Sure but.. in what way is it malicious? It is the current state today, plus a list of conditions which regulators put on them, to allow for alternative payment processors/alternative browsers/alternative marketplaces.
That means things become more complex for developers, because they have a lot more options.
That means Apple changes their monetization strategy.
2nd: Epic and Microsoft bring their app stores to iOS to compete with Apple. Likely two additional stores will crop up as well. Some random startup and probably one with loose moderation that will be closed cause 18+.
Epic for sure. Not sure about Microsoft.
Apple's terms are that only legitimate marketplaces can participate, with guidelines for how developers submit their apps and so on. I don't know if Microsoft wants to get into that business. They don't need to in order to launch a streaming game app.

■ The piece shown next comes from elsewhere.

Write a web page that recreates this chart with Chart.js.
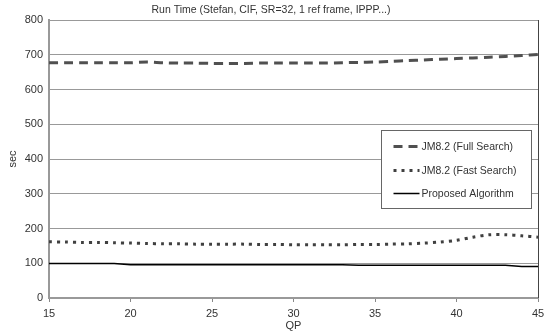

Microsoft also has something like 27 apps, and opting into the new terms means all of those cost them per user after the first million. Today, the six or so apps someone might have installed as part of an Office 365 enterprise seat don't cost them a euro cent in commisions. Today, offering up Microsoft Edge as a browser option to consumers doesn't cost them a euro cent either.
3rd: Apple lowers fees to probably 20% to complete with Epic’s (likely) 15% and Microsoft’s 15-20%. A bunch of seedy mobile games will move over, alongside a few big players (definitely Spotify) who hope the other app stores don’t require the privacy transparency that Apple does. Or just don’t like Apple.
Apple's highest in-app purchase fee is 20%, if you use Apple for processing and are under the new European terms involving the core technology fee.
Epic may be 15% (plus the core technology fee).
Apple would likely say you get 5% more value being in the premier App Store, which also happens to be the one which comes preinstalled on the phone.
Or to look at it a different way, what actually pressures Apple to lower fees - apps deciding they don't want to be in the App Store at all? Which apps would do that in earnest, vs a "billionaires playing hardball" move.